My soul has travelled and swam deep into the ”dark brothers”, and at times, I’m left with almost no hope seeing the black race in misery. As invalid as some African myths may sound, the consequences of a strapped child falling off his mother’s back has ultimately left me with no steady psyche.

Are Africans truly fulfilled and happy? Were we cursed since inception? These questions and many more can’t stop reverting in my head, almost everyday. Since the dark ages, when slavery seemed to be like the only source of income for the English men, Africans were major tools used, ranging from the Trans-Atlantics that brought the Atlantic world into limelight, down to the inhumane treatment given to our women; irrespective of age or gender. Unfortunately, we Africans were our own problems too; we were sole initiators of slavetrade, assisted the Europeans in mindless and the most intensive anguish on our fellow Africans. Such a cruel beginning.

Enslaved or not, we owe ourselves the truth through forceful, but harmless resillence and declaring confidence that both the ‘black panthers’ and the ‘white kiwis’ are equal. Mum Bett said and I quote: ‘if one minute’s freedom had been offered to me, and I had been told must die at the end of that minute, would have taken it.’ That is exactly what it was like being in chains, and it almost became evident that death was way better than being enslaved; it was the best option.

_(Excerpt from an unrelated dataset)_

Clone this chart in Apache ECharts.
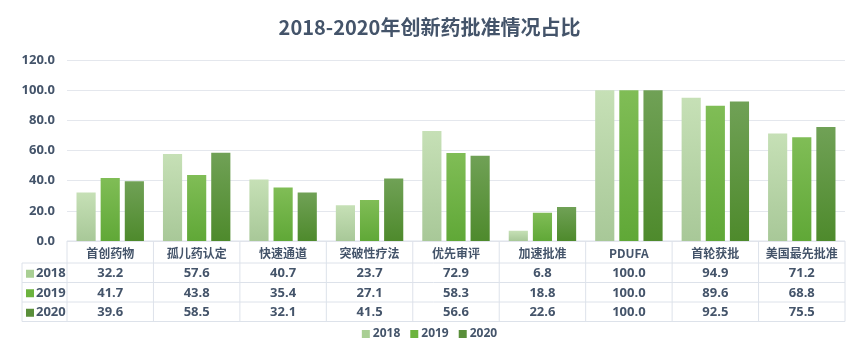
<!DOCTYPE html>
<html><head><meta charset="utf-8">
<script src="https://cdn.jsdelivr.net/npm/echarts@6/dist/echarts.min.js"></script>
<style>html,body{margin:0;padding:0;background:#fff}#c{width:859px;height:358px}</style>
</head><body><div id="c"></div>
<script>
var categories = ['首创药物','孤儿药认定','快速通道','突破性疗法','优先审评','加速批准','PDUFA','首轮获批','美国最先批准'];
var years = ['2018','2019','2020'];
var v2018 = [32.2,57.6,40.7,23.7,72.9,6.8,100.0,94.9,71.2];
var v2019 = [41.7,43.8,35.4,27.1,58.3,18.8,100.0,89.6,68.8];
var v2020 = [39.6,58.5,32.1,41.5,56.6,22.6,100.0,92.5,75.5];
var yTicks = [0,20,40,60,80,100,120];

var values = [v2018, v2019, v2020];
var grads = [['#c6e0b6','#a8c898'],['#80bd56','#60a837'],['#70a156','#4e8a2c']];
var legendCols = ['#a9cf94','#6cb33e','#5a8f3a'];
var textCol = '#44546a';
var lineCol = '#dde2ea';
var FONT = "'Open Sans','Noto Sans CJK SC',sans-serif";
var gridL = 67, gridR = 14, gridT = 60, gridB = 117;

var chart = echarts.init(document.getElementById('c'));
function grad(i){return new echarts.graphic.LinearGradient(0,0,0,1,[{offset:0,color:grads[i][0]},{offset:1,color:grads[i][1]}]);}
var series = years.map(function(y,i){
  return {name:y,type:'bar',data:values[i],barGap:'26%',barCategoryGap:'22%',
    itemStyle:{color:grad(i)},emphasis:{disabled:true}};
});
chart.setOption({
  animation:false,
  title:{text:'2018-2020年创新药批准情况占比',left:'center',top:12,
    textStyle:{fontFamily:"'Noto Sans CJK SC',sans-serif",fontSize:20,fontWeight:'bold',color:textCol}},
  legend:{data:years.map(function(y,i){return {name:y,itemStyle:{color:legendCols[i]}};}),
    bottom:13,left:'center',itemWidth:8,itemHeight:8,itemGap:10,icon:'rect',
    textStyle:{fontFamily:FONT,fontSize:12,fontWeight:'bold',color:textCol,padding:[0,0,0,-2]}},
  grid:{left:gridL,right:gridR,top:gridT,bottom:gridB},
  xAxis:{type:'category',data:categories,axisLine:{show:false},axisTick:{show:false},axisLabel:{show:false}},
  yAxis:{type:'value',min:0,max:120,interval:20,
    axisLabel:{formatter:function(v){return v.toFixed(1);},margin:12,fontFamily:FONT,fontSize:13,fontWeight:'bold',color:textCol},
    splitLine:{lineStyle:{color:'#e4e7ed',width:1}},axisLine:{show:false},axisTick:{show:false}},
  series:series
});

// data table below the plot
var W = chart.getWidth(), H = chart.getHeight();
var x0 = gridL, x1 = W - gridR, yTop = H - gridB;
var headH = 22, rowH = 19.5, labelL = 22;
var n = categories.length, cw = (x1 - x0) / n;
var els = [];
function hline(xa, xb, y){els.push({type:'line',shape:{x1:xa,y1:y,x2:xb,y2:y},style:{stroke:lineCol,lineWidth:1},silent:true});}
function vline(x, ya, yb){els.push({type:'line',shape:{x1:x,y1:ya,x2:x,y2:yb},style:{stroke:lineCol,lineWidth:1},silent:true});}
var yEnd = yTop + headH + rowH*3;
hline(x0, x1, yTop);
for (var r=0;r<=3;r++) hline(labelL, x1, yTop + headH + rowH*r);
vline(labelL, yTop+headH, yEnd);
for (var c=0;c<=n;c++) vline(x0 + cw*c, yTop, yEnd);
for (var c2=0;c2<n;c2++){
  var cx = x0 + cw*(c2+0.5);
  els.push({type:'text',style:{text:categories[c2],x:cx,y:yTop+headH/2+1,align:'center',verticalAlign:'middle',
    font:"bold 12px 'Noto Sans CJK SC',sans-serif",fill:textCol},silent:true});
  for (var r2=0;r2<3;r2++){
    els.push({type:'text',style:{text:values[r2][c2].toFixed(1),x:cx,y:yTop+headH+rowH*(r2+0.5)+1,align:'center',verticalAlign:'middle',
      font:"bold 13px "+FONT,fill:textCol},silent:true});
  }
}
for (var r3=0;r3<3;r3++){
  var yc = yTop+headH+rowH*(r3+0.5)+1;
  els.push({type:'rect',shape:{x:labelL+4,y:yc-4,width:8,height:8},style:{fill:legendCols[r3]},silent:true});
  els.push({type:'text',style:{text:years[r3],x:labelL+14,y:yc,align:'left',verticalAlign:'middle',
    font:"bold 13px "+FONT,fill:textCol},silent:true});
}
chart.setOption({graphic:{elements:els}});
</script></body></html>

As embittered and broken as anyone might feel about this, the connectivity that seem to exist between the black race and torment is what baffles me. Approximately 70 percent of the the poorest countries are Africans. The continental dialogue existing in Africa is fast becoming an eye-sore, if it has not already been. Even after independence, we are not exempted from interference in any sector. We rely on the higher powers for virtually everything. As offensive and rugged we may think we are, we are still being controlled. Is there not a cause to all of these superiority complex and all? Have we failed in one way? Are we paying for some sins we know nothing about, or that’s just how it’s meant to be? Maybe we ate the forbidden fruit.

Multiple forms of ruthless indoctrination from advanced countries has eaten deep into our standards and instead, we accept this strange policies without careful analysies. Nigeria’s independence of 1960 has made no huge difference. It’s no hyperbole if she’s likened to a dog who keeps going back to its own vomit. History is being repeated, and consciously or otherwise, it’s been written everyday; boldly in our heart and it would never be forgotten.

We rise today, fall tomorrow with nothing to show to the world, but a confused region whose quandary would produce no transparent result. What can we say to the generations coming; that we made it, or that we absolutely failed? Are we really proud of where we are now? Do we call this freedom? Our limit is limitless, and until we realise we are the architects of our fortunes, we can’t do any better.

Regrettably, everyone’s fighting for recognition outside their Home country without necessarily putting effort to transform it. However, no one is to be blamed for this; everyone deserves a better life and once you find the place, it’s definitely going to be a haven of rest. That’s the best feeling, and if not permanently, the temporal felicity is almost overwhelming.

Notwithstanding, can anything good thing come out of Africa? Do we deserve a better standard of living? Can we fashion our long felt torture to eventual rapture? I bet we can if we do the needful, fix the weighter matters of the law and create for ourselves opportunities that would make our continent beautiful, and for Nigeria, our being the Giant of Africa would once again be revealed in its truest and undeniable form. It’s up to us to decide what life we truly deserve.